No entanto, advertiu: “Não devemos tomar como garantida a generosidade do Uganda e o bem público global que proporciona”. Grandi apelou aos doadores, aos parceiros de desenvolvimento e ao sector privado para que apoiem o governo do Uganda. “O Uganda não o pode fazer sozinho - é necessária uma resposta coletiva para que este modelo inclusivo seja verdadeiramente sustentável”, afirmou.
Apoiarmo-nos uns aos outros
Depois de um dia de trabalho árduo, Mahoro e as outras mulheres reuniram-se em sua casa para a sua reunião semanal de banco de mesa, na qual cada membro do coletivo contribui para um mealheiro partilhado a partir do qual podem ser desembolsados empréstimos, por exemplo, para investir num negócio ou para pagar comida ou roupa.

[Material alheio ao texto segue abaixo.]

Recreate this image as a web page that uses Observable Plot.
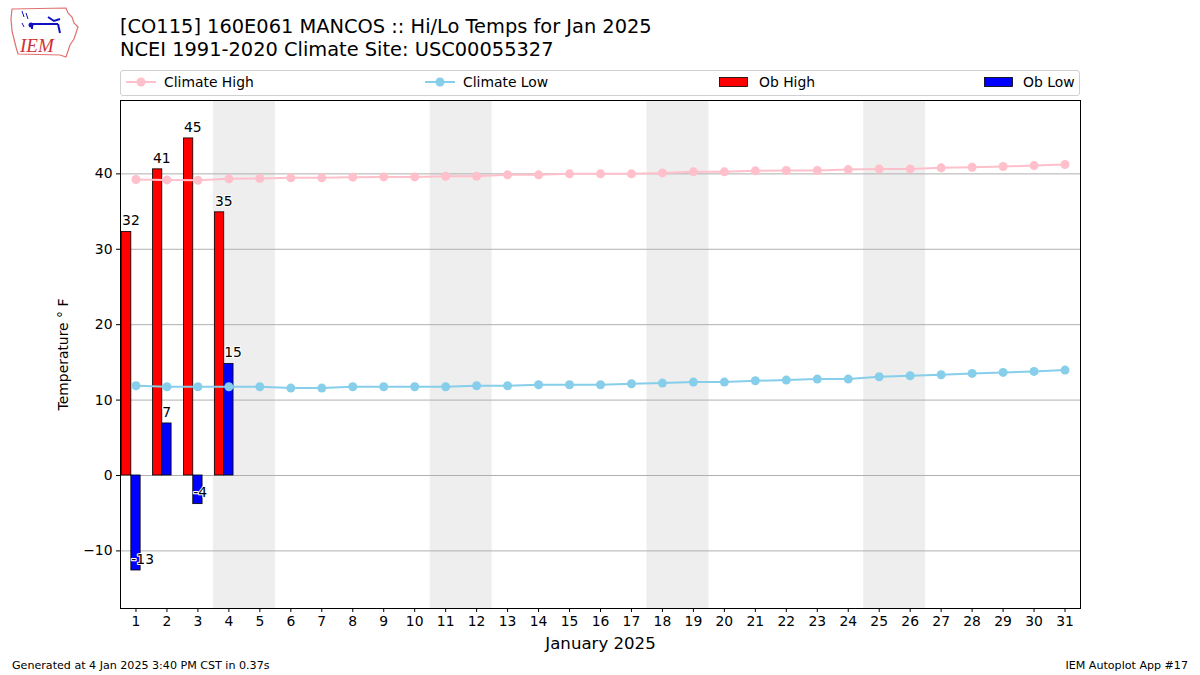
<!DOCTYPE html>
<html>
<head>
<meta charset="utf-8">
<script src="https://cdn.jsdelivr.net/npm/d3@7"></script>
<script src="https://cdn.jsdelivr.net/npm/@observablehq/plot@0.6"></script>
<style>
  html, body { margin: 0; padding: 0; background: #fff; }
  body { width: 1200px; height: 675px; position: relative; overflow: hidden; font-family: "DejaVu Sans", sans-serif; color: #000; }
  .abs { position: absolute; white-space: nowrap; }
  #title { left: 120px; top: 16px; font-size: 19.4px; line-height: 22.5px; }
  #legend { left: 120px; top: 70px; width: 958px; height: 24px; border: 1px solid #d0d0d0; border-radius: 3px; background: #fff; }
  .leg { position: absolute; top: 0; height: 22px; display: flex; align-items: center; font-size: 13.9px; }
  .leg svg { margin-right: 8px; }
  #footL { left: 12px; top: 659px; font-size: 11.1px; }
  #footR { right: 12px; top: 659px; font-size: 11.1px; }
  #chart { position: absolute; left: 0; top: 0; }
  #logo { left: 8px; top: 5px; }
</style>
</head>
<body>
<div id="chart"></div>
<svg id="logo" class="abs" width="74" height="56" viewBox="0 0 74 56">
  <path d="M4,4 L58,3 L60,8 L64,12 L66,18 L70,22 L68,28 L66,34 L62,40 L60,46 L58,52 L52,50 L10,49 L8,42 L6,34 L4,26 L3,14 Z" fill="#fff" stroke="#e07070" stroke-width="1.2"/>
  <text x="12" y="47" font-family="Liberation Serif, serif" font-style="italic" font-size="19" fill="#d03030">IEM</text>
  <path d="M22,19 L50,19 M40,12 L46,16 L52,14 M50,19 L52,28 M24,19 L24,24" stroke="#1010c0" stroke-width="2" fill="none"/>
  <circle cx="23" cy="20" r="2.5" fill="#1010c0"/>
  <path d="M14,6 L16,12 M18,8 L20,14 M14,18 L16,22" stroke="#1010c0" stroke-width="1" fill="none"/>
</svg>
<div id="title" class="abs">[CO115] 160E061 MANCOS :: Hi/Lo Temps for Jan 2025<br>NCEI 1991-2020 Climate Site: USC00055327</div>
<div id="legend" class="abs">
  <div class="leg" style="left:5px"><svg width="30" height="12"><line x1="0" y1="6" x2="30" y2="6" stroke="#ffc0cb" stroke-width="2"/><circle cx="15" cy="6" r="4.5" fill="#ffc0cb"/></svg>Climate High</div>
  <div class="leg" style="left:304px"><svg width="30" height="12"><line x1="0" y1="6" x2="30" y2="6" stroke="#87ceeb" stroke-width="2"/><circle cx="15" cy="6" r="4.5" fill="#87ceeb"/></svg>Climate Low</div>
  <div class="leg" style="left:598px"><svg width="30" height="12"><rect x="0.5" y="1.5" width="28" height="9" fill="#ff0000" stroke="#000" stroke-width="0.8"/></svg><span style="margin-left:2px">Ob High</span></div>
  <div class="leg" style="left:863px"><svg width="30" height="12"><rect x="0.5" y="1.5" width="28" height="9" fill="#0000ff" stroke="#000" stroke-width="0.8"/></svg><span style="margin-left:1px">Ob Low</span></div>
</div>
<div id="footL" class="abs">Generated at 4 Jan 2025 3:40 PM CST in 0.37s</div>
<div id="footR" class="abs">IEM Autoplot App #17</div>
<script>
// ---- data ----
const days = [1,2,3,4,5,6,7,8,9,10,11,12,13,14,15,16,17,18,19,20,21,22,23,24,25,26,27,28,29,30,31];
const climateHigh = [39.25,39.2,39.16,39.34,39.38,39.47,39.47,39.56,39.6,39.6,39.69,39.69,39.87,39.87,40.0,40.0,40.0,40.13,40.27,40.27,40.4,40.44,40.44,40.57,40.66,40.66,40.8,40.88,40.97,41.1,41.24];
const climateLow = [11.9,11.77,11.77,11.77,11.77,11.59,11.59,11.77,11.77,11.77,11.77,11.9,11.9,12.03,12.03,12.03,12.17,12.25,12.39,12.39,12.56,12.65,12.78,12.78,13.1,13.23,13.36,13.54,13.67,13.8,13.98];
const obDays = [1,2,3,4];
const obHigh = [32.3,40.6,44.7,34.9];
const obLow = [-12.6,6.9,-3.8,14.8];
const weekendStarts = [4,11,18,25];
const yTicks = [-10,0,10,20,30,40];

// ---- tables ----
const clim = days.map((d,i) => ({day: d, hi: climateHigh[i], lo: climateLow[i]}));
const obs = obDays.map((d,i) => ({day: d, hi: obHigh[i], lo: obLow[i]}));
const barW = 0.3;

const chart = Plot.plot({
  width: 1200,
  height: 675,
  marginLeft: 120,
  marginRight: 120,
  marginTop: 100,
  marginBottom: 67,
  style: {fontFamily: "DejaVu Sans, sans-serif", fontSize: "13.9px", color: "#000", background: "transparent", overflow: "visible"},
  x: {domain: [0.5, 31.5]},
  y: {domain: [-17.64, 49.73]},
  marks: [
    Plot.rect(weekendStarts, {x1: d => d - 0.5, x2: d => d + 1.5, fill: "#eeeeee"}),
    Plot.gridY(yTicks, {stroke: "#b0b0b0", strokeOpacity: 1, strokeWidth: 1}),
    Plot.rect(obs, {x1: d => d.day - 1.5*barW, x2: d => d.day - 0.5*barW, y1: 0, y2: "hi", fill: "#ff0000", stroke: "#000", strokeWidth: 0.8}),
    Plot.rect(obs, {x1: d => d.day - 0.5*barW, x2: d => d.day + 0.5*barW, y1: 0, y2: "lo", fill: "#0000ff", stroke: "#000", strokeWidth: 0.8}),
    Plot.line(clim, {x: "day", y: "hi", stroke: "#ffc0cb", strokeWidth: 2}),
    Plot.dot(clim, {x: "day", y: "hi", fill: "#ffc0cb", r: 4.5}),
    Plot.line(clim, {x: "day", y: "lo", stroke: "#87ceeb", strokeWidth: 2}),
    Plot.dot(clim, {x: "day", y: "lo", fill: "#87ceeb", r: 4.5}),
    Plot.text(obs, {x: d => d.day - 1.5*barW, y: d => d.hi + 0.9, text: d => String(Math.round(d.hi)), textAnchor: "start", lineAnchor: "bottom", fill: "#000", stroke: "#fff", strokeWidth: 2, fontSize: 13.9}),
    Plot.text(obs, {x: d => d.day - 0.5*barW, y: d => d.lo + 0.9, text: d => String(Math.round(d.lo)), textAnchor: "start", lineAnchor: "bottom", fill: "#000", stroke: "#fff", strokeWidth: 2, fontSize: 13.9}),
    Plot.frame({stroke: "#000", strokeWidth: 1}),
    Plot.axisY(yTicks, {tickSize: 4, tickPadding: 4, label: "Temperature ° F", labelAnchor: "center", labelArrow: "none", labelOffset: 62, fontSize: 13.9}),
    Plot.axisX(days, {tickSize: 4, tickPadding: 4, label: null, fontSize: 13.9}),
    Plot.text(["January 2025"], {frameAnchor: "bottom", dy: 40, text: d => d, fontSize: 16.6, fill: "#000", lineAnchor: "bottom"})
  ]
});
document.getElementById("chart").appendChild(chart);
</script>
</body>
</html>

“Também pomos algum dinheiro de lado para comprar pesticidas para a horta”, disse Mahoro, acrescentando que o encontro é mais do que uma iniciativa de poupança e investimento de autoajuda; é também uma oportunidade para partilhar desafios e experiências. “Quando estamos juntas, esquecemos as dificuldades que enfrentamos nas nossas casas. Curamo-nos do trauma que sofremos.”
Mahoro mudou radicalmente a sua vida para melhor desde que chegou ao Uganda e aproveitou todas as oportunidades que lhe surgiram: para além da exploração coletiva de arroz, cria galinhas para vender no mercado local e investiu num moto-táxi.
Agora, os seus sonhos vão para além da sobrevivência. “A minha força e fonte de inspiração são os meus filhos. Quero que eles tenham uma educação de qualidade e um emprego decente”, diz Mahoro. “Sofri muito, mas não quero que os meus filhos passem pelo mesmo sofrimento. Quero que eles tenham um futuro brilhante”.